Like other works in the Swiss Alps collection, such as Schweizer Alpen II - A1, Schweizer Alpen I - A1 constitutes further visual evidence of Richter’s long fascination for both abstraction and realism. Situated at the interface between these two modes of representation, Richter is here shown to be naturally adept at bringing them together and interweaving them. In this particular print, brighter sections of monochromatic colour fill the negative space created by other, altogether darker sections of grey, creating the visual illusion of depth. Evoking the perilous depths of a mountainside, the work’s two ‘sections’ meet to form a ridge.

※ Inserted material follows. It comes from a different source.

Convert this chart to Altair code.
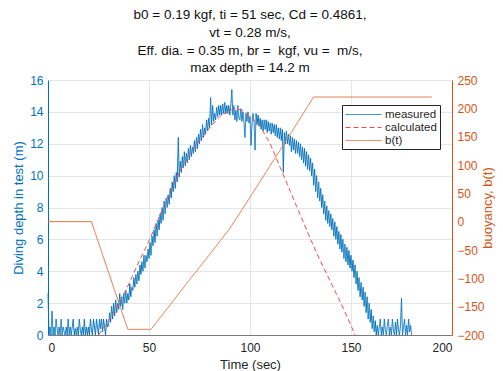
import altair as alt
import numpy as np
import pandas as pd

FONT = "Liberation Sans"

title_lines = [
    "b0 = 0.19 kgf, ti = 51 sec, Cd = 0.4861,",
    "vt = 0.28 m/s,",
    "Eff. dia. = 0.35 m, br = \u00a0kgf, vu = \u00a0m/s,",
    "max depth = 14.2 m",
]

series_names = ["measured", "calculated", "b(t)"]
series_colors = ["#0072BD", "#F44A4A", "#E0733F"]

# measured depth (m), sampled every 0.5 s from t = 0 to t = 180
meas_000 = [2.6, 0.0, 0.5, 0.0, 1.5, 0.0, 0.5, 0.0, 1.0, 0.4, 0.0, 0.5, 0.0, 1.0, 0.0, 0.5, 0.2, 0.0, 0.5, 0.0]
meas_010 = [1.0, 0.0, 0.5, 0.0, 0.5, 1.0, 0.0, 0.4, 0.0, 0.5, 0.0, 1.0, 0.3, 0.0, 0.5, 0.0, 1.0, 0.0, 0.5, 0.0]
meas_020 = [0.5, 0.0, 1.0, 0.3, 0.0, 1.0, 0.5, 0.0, 1.0, 0.5, 0.0, 1.0, 0.4, 1.0, 0.2, 1.0, 0.5, 0.0, 1.0, 0.5]
meas_030 = [0.6, 1.4, 0.8, 1.8, 1.0, 2.0, 1.2, 2.2, 1.4, 2.0, 1.6, 2.6, 1.8, 2.4, 1.6, 2.6, 2.0, 2.8, 2.0, 2.6]
meas_040 = [2.2, 3.2, 2.4, 3.0, 2.8, 3.6, 3.0, 3.8, 3.2, 4.0, 3.4, 4.4, 3.8, 4.6, 4.0, 5.0, 4.2, 5.0, 4.6, 5.4]
meas_050 = [4.8, 5.8, 5.0, 6.2, 5.6, 6.6, 5.8, 7.0, 6.2, 7.2, 6.6, 7.6, 7.0, 8.0, 7.2, 8.4, 7.6, 8.6, 8.0, 8.8]
meas_060 = [8.2, 9.2, 8.6, 9.6, 9.0, 10.0, 9.2, 10.2, 9.6, 12.4, 9.9, 10.9, 10.2, 11.2, 10.5, 11.5, 10.6, 11.4, 10.8, 11.7]
meas_070 = [11.0, 11.9, 11.2, 11.8, 11.4, 12.2, 11.5, 12.4, 11.7, 12.6, 12.0, 12.9, 12.2, 13.2, 12.4, 13.0, 12.6, 13.5, 12.8, 13.6]
meas_080 = [13.0, 14.9, 13.2, 14.4, 13.4, 13.9, 13.5, 14.3, 13.7, 14.4, 13.8, 14.4, 13.8, 14.5, 13.9, 14.6, 13.9, 14.4, 13.9, 14.4]
meas_090 = [13.8, 14.4, 15.4, 13.8, 14.4, 13.5, 14.1, 13.4, 14.4, 13.6, 13.5, 14.2, 13.4, 14.0, 13.4, 12.4, 13.9, 13.4, 14.0, 13.3]
meas_100 = [13.7, 11.9, 13.3, 13.9, 13.4, 11.6, 13.9, 13.2, 13.8, 13.1, 13.6, 12.9, 13.5, 12.8, 13.5, 12.9, 13.5, 12.7, 13.4, 12.8]
meas_110 = [13.3, 12.6, 13.3, 12.7, 13.2, 12.5, 13.2, 12.4, 13.0, 12.3, 13.0, 12.2, 12.9, 10.2, 12.7, 12.0, 12.8, 12.0, 12.6, 11.9]
meas_120 = [12.5, 11.5, 12.4, 11.6, 12.3, 11.4, 12.2, 11.4, 12.1, 11.2, 12.0, 11.0, 11.8, 10.8, 11.7, 10.6, 11.5, 10.4, 11.3, 10.3]
meas_130 = [11.1, 10.0, 10.8, 9.4, 10.4, 9.0, 10.0, 8.6, 9.6, 8.4, 9.2, 8.0, 8.8, 7.6, 8.4, 7.2, 8.1, 7.0, 7.8, 6.8]
meas_140 = [7.6, 6.6, 7.3, 6.2, 7.1, 6.0, 6.8, 5.7, 6.5, 5.4, 6.3, 5.2, 6.0, 4.8, 5.7, 4.6, 5.5, 4.4, 5.3, 4.2]
meas_150 = [5.0, 4.0, 4.7, 3.6, 4.4, 3.2, 4.0, 2.8, 3.6, 2.4, 3.3, 2.2, 3.0, 1.8, 2.7, 1.4, 2.4, 1.0, 2.0, 0.8]
meas_160 = [1.6, 0.4, 1.2, 0.2, 0.9, 0.0, 0.6, 0.0, 0.5, 1.0, 0.0, 0.5, 0.0, 1.0, 0.3, 0.0, 0.6, 1.0, 0.0, 0.5]
meas_170 = [0.0, 1.0, 0.3, 0.0, 0.8, 0.0, 1.0, 0.3, 0.0, 0.6, 2.3, 0.0, 0.5, 1.0, 0.0, 0.6, 0.0, 1.0, 0.2, 0.6]
meas_180 = [0.0]

measured_depth = (meas_000 + meas_010 + meas_020 + meas_030 + meas_040 + meas_050 + meas_060
                  + meas_070 + meas_080 + meas_090 + meas_100 + meas_110 + meas_120 + meas_130
                  + meas_140 + meas_150 + meas_160 + meas_170 + meas_180)
measured_time = list(np.arange(len(measured_depth)) * 0.5)

# calculated depth (m)
calc_time = [25, 30, 35, 40, 45, 50, 55, 60, 65, 70, 75, 80, 85, 90, 93, 96, 100, 105,
             110, 115, 120, 125, 130, 135, 140, 145, 150, 152]
calc_depth = [0.0, 0.9, 1.9, 3.2, 4.6, 5.9, 7.4, 8.9, 10.2, 11.3, 12.2, 13.0, 13.7, 14.1, 14.2,
              14.1, 13.7, 13.1, 12.0, 10.5, 9.0, 7.5, 6.0, 4.6, 3.3, 2.0, 0.6, 0.0]

# buoyancy b(t)
b_time = [0, 21.5, 39.5, 51, 60, 70, 80, 90, 100, 110, 120, 131.5, 190]
b_value = [0, 0, -190, -190, -149, -103, -58, -12, 43, 99, 155, 220, 220]

left_df = pd.concat([
    pd.DataFrame({"t": measured_time, "v": measured_depth, "series": "measured"}),
    pd.DataFrame({"t": calc_time, "v": calc_depth, "series": "calculated"}),
])
right_df = pd.DataFrame({"t": b_time, "v": b_value, "series": "b(t)"})

color_scale = alt.Scale(domain=series_names, range=series_colors)
dash_scale = alt.Scale(domain=series_names, range=[[1, 0], [5, 3], [1, 0]])

legend = alt.Legend(
    title=None, orient="none", legendX=294, legendY=25,
    fillColor="white", strokeColor="#262626", padding=3,
    symbolType="M-1,0H5", symbolSize=144, symbolStrokeWidth=1,
    labelFont=FONT, labelFontSize=11.5, labelColor="#262626", rowPadding=1,
    labelOffset=27,
)

x_enc = alt.X(
    "t:Q", scale=alt.Scale(domain=[0, 200], nice=False),
    axis=alt.Axis(title="Time (sec)", values=[0, 50, 100, 150, 200], grid=True,
                  gridColor="#e3e6ea", domainColor="#7a7a7a", labelColor="#262626",
                  titleColor="#262626", labelFontSize=12, titleFontSize=13,
                  titleFontWeight="normal", ticks=False, labelPadding=7, titlePadding=5,
                  labelFont=FONT, titleFont=FONT),
)

left = alt.Chart(left_df).mark_line(strokeWidth=1).encode(
    x=x_enc,
    y=alt.Y("v:Q", scale=alt.Scale(domain=[0, 16], nice=False),
            axis=alt.Axis(title="Diving depth in test (m)", orient="left",
                          values=list(range(0, 17, 2)), grid=True, gridColor="#e3e6ea",
                          domainColor="#0072BD", labelColor="#0072BD", titleColor="#0072BD",
                          labelFontSize=12, titleFontSize=13, titleFontWeight="normal",
                          ticks=False, labelPadding=5, titlePadding=4,
                          labelFont=FONT, titleFont=FONT)),
    color=alt.Color("series:N", scale=color_scale, legend=legend),
    strokeDash=alt.StrokeDash("series:N", scale=dash_scale, legend=legend),
)

right = alt.Chart(right_df).mark_line(strokeWidth=1).encode(
    x=x_enc,
    y=alt.Y("v:Q", scale=alt.Scale(domain=[-200, 250], nice=False),
            axis=alt.Axis(title="buoyancy, b(t)", orient="right",
                          values=list(range(-200, 251, 50)), grid=False,
                          domainColor="#D95319", labelColor="#D95319", titleColor="#D95319",
                          labelFontSize=12, titleFontSize=13, titleFontWeight="normal",
                          ticks=False, labelPadding=5, titlePadding=10, titleAngle=270,
                          labelFont=FONT, titleFont=FONT)),
    color=alt.Color("series:N", scale=color_scale, legend=legend),
    strokeDash=alt.StrokeDash("series:N", scale=dash_scale, legend=legend),
)

chart = alt.layer(left, right).resolve_scale(y="independent").properties(
    width=404, height=255,
    title=alt.TitleParams(text=title_lines, anchor="middle", font=FONT, fontSize=13.5,
                          fontWeight="normal", color="#111111", lineHeight=17.8,
                          offset=6, dy=7),
    autosize=alt.AutoSizeParams(type="none"),
    padding={"left": 40, "top": 72, "right": 43, "bottom": 36},
).configure_view(stroke=None)

chart.save("out.html", embed_options={"renderer": "svg", "actions": False})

The ‘summit’ of the image, where the viewer’s eye is incessantly led, this ridge makes a claim to realism that is always subsequently abstracted, the artist’s gestural, economical brush marks creating a representational ‘fault line’ that never fails to entrance.

Richter is no stranger to landscape painting. Although well known for his historical portraits, such as Elisabeth II (1966) and the world-famous 48 Portraits (1972) series, the artist has long held a fascination for the natural world. Finding its first expression in 1968, when landscapes first appeared as a major component in Richter’s œuvre, this fascination has sustained Richter’s interest in the abstraction present in the natural world. Very much present in the Swiss Alps collection, this  has also been referenced in the artist’s Canaries Landscapes collection, comprising works completed in 1971. Working from photographs, rather than en plein air, Richter’s landscapes are extremely diverse in style and span, and have since bled into the artist’s Cage paintings.